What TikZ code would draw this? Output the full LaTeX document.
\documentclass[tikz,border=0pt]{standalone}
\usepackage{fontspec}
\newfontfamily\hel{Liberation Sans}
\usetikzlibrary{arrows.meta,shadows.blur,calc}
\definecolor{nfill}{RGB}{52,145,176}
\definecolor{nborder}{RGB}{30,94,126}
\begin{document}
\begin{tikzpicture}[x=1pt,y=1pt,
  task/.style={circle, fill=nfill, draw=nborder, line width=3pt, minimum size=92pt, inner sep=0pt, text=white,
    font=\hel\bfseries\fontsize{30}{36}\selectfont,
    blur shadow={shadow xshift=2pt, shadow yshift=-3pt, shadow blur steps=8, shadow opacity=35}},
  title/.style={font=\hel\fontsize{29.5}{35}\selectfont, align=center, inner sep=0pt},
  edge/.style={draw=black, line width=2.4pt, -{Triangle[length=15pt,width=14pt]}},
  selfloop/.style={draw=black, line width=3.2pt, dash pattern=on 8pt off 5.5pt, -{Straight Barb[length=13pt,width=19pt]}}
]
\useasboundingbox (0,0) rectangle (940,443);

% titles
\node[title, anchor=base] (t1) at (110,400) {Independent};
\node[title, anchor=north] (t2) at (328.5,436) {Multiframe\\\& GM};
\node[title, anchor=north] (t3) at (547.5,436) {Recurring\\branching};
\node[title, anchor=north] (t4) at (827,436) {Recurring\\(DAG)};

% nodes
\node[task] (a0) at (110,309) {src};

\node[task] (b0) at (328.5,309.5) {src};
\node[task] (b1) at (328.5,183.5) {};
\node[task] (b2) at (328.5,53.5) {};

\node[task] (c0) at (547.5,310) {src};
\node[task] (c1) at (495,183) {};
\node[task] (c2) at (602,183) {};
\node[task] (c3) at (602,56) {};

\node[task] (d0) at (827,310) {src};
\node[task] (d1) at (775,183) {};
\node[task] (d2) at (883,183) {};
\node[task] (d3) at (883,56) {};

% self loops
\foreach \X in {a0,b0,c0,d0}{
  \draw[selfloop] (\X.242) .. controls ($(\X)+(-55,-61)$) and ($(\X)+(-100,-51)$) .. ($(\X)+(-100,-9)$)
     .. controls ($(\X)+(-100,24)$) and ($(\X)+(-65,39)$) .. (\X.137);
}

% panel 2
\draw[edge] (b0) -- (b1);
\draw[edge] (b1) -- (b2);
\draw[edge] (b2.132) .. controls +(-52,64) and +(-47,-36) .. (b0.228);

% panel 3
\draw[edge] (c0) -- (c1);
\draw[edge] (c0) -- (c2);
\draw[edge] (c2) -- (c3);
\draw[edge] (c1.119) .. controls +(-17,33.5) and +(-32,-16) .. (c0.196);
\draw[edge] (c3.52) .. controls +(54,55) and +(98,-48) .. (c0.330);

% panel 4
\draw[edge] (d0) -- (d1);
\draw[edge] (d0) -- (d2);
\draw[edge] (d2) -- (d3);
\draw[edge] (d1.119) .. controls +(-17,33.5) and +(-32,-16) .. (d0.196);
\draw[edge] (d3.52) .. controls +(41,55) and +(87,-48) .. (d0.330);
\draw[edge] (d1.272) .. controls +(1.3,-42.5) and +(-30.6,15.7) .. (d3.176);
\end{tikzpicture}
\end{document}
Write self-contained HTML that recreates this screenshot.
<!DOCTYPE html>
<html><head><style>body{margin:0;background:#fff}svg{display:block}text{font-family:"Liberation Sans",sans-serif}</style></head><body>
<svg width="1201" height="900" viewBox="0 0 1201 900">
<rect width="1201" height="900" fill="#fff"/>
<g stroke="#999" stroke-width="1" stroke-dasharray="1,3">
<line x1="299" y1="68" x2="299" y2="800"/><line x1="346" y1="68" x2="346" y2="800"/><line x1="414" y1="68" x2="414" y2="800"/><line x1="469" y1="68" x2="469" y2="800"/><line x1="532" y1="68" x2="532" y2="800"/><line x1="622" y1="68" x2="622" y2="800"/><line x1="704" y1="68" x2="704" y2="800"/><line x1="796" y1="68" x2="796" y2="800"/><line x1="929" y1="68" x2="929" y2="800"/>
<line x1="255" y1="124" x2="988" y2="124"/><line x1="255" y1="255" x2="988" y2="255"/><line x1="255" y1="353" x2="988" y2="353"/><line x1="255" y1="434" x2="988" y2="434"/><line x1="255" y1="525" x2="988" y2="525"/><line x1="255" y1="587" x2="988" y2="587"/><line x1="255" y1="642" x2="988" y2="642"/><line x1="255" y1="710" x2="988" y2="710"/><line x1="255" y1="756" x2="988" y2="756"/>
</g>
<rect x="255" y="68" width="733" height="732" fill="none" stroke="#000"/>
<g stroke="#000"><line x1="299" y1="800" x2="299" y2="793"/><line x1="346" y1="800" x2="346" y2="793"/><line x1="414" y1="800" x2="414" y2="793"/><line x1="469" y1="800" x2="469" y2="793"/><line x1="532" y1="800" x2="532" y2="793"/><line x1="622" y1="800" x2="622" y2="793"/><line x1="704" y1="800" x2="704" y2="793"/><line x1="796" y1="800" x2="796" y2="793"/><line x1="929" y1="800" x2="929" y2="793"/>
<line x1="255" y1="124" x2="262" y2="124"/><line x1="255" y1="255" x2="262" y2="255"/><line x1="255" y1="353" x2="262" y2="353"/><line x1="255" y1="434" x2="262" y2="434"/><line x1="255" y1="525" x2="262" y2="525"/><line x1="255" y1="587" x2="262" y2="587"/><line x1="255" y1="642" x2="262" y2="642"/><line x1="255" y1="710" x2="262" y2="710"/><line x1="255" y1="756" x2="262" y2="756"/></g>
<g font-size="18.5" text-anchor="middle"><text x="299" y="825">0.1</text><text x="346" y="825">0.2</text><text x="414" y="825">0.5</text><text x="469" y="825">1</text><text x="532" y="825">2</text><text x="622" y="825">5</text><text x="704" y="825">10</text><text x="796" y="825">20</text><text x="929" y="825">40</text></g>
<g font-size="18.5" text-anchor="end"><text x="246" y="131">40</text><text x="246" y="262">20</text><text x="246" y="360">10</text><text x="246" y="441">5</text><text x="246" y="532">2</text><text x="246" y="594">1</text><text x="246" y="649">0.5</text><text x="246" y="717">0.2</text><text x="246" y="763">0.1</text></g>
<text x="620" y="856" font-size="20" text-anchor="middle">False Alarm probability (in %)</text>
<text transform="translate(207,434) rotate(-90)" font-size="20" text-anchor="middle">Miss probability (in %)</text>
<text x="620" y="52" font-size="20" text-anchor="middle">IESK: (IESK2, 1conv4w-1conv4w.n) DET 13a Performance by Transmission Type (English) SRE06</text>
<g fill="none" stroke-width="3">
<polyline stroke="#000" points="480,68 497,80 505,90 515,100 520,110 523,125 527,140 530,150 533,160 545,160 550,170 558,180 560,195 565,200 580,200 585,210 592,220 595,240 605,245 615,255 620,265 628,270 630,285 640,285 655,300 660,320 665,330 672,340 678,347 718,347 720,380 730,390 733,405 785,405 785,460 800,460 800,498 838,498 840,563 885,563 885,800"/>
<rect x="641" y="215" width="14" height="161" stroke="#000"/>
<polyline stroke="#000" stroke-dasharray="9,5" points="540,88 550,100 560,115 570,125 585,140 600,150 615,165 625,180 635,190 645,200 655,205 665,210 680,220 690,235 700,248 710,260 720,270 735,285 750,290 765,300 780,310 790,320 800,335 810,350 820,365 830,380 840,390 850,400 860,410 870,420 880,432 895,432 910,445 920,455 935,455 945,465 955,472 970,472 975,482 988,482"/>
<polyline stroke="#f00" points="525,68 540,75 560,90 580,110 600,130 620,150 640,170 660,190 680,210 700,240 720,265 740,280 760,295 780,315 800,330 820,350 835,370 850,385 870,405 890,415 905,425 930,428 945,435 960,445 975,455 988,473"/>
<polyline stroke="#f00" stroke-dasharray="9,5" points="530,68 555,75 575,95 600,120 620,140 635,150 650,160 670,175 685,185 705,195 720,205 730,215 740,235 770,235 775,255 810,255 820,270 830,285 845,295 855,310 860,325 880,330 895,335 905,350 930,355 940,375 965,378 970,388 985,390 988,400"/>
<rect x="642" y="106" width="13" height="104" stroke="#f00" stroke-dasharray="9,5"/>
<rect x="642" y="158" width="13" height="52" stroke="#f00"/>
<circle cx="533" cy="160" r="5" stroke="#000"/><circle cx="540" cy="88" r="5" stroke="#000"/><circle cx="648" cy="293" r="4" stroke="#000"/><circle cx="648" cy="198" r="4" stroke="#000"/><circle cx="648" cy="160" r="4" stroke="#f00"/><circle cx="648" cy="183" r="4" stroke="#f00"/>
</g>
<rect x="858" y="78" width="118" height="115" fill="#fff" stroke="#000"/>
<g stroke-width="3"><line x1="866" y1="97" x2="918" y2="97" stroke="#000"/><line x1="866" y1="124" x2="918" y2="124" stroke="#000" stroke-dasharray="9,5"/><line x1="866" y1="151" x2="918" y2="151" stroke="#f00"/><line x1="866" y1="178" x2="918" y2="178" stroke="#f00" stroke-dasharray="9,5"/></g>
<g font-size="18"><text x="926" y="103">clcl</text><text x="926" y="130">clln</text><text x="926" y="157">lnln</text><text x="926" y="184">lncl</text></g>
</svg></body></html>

■ Given task ■
Repeat exactly the lines from the first line of the records above through the line containing "(0,0) rectangle (940,443);", both included, and nothing else.

■ Solution to this problem ■
What TikZ code would draw this? Output the full LaTeX document.
\documentclass[tikz,border=0pt]{standalone}
\usepackage{fontspec}
\newfontfamily\hel{Liberation Sans}
\usetikzlibrary{arrows.meta,shadows.blur,calc}
\definecolor{nfill}{RGB}{52,145,176}
\definecolor{nborder}{RGB}{30,94,126}
\begin{document}
\begin{tikzpicture}[x=1pt,y=1pt,
  task/.style={circle, fill=nfill, draw=nborder, line width=3pt, minimum size=92pt, inner sep=0pt, text=white,
    font=\hel\bfseries\fontsize{30}{36}\selectfont,
    blur shadow={shadow xshift=2pt, shadow yshift=-3pt, shadow blur steps=8, shadow opacity=35}},
  title/.style={font=\hel\fontsize{29.5}{35}\selectfont, align=center, inner sep=0pt},
  edge/.style={draw=black, line width=2.4pt, -{Triangle[length=15pt,width=14pt]}},
  selfloop/.style={draw=black, line width=3.2pt, dash pattern=on 8pt off 5.5pt, -{Straight Barb[length=13pt,width=19pt]}}
]
\useasboundingbox (0,0) rectangle (940,443);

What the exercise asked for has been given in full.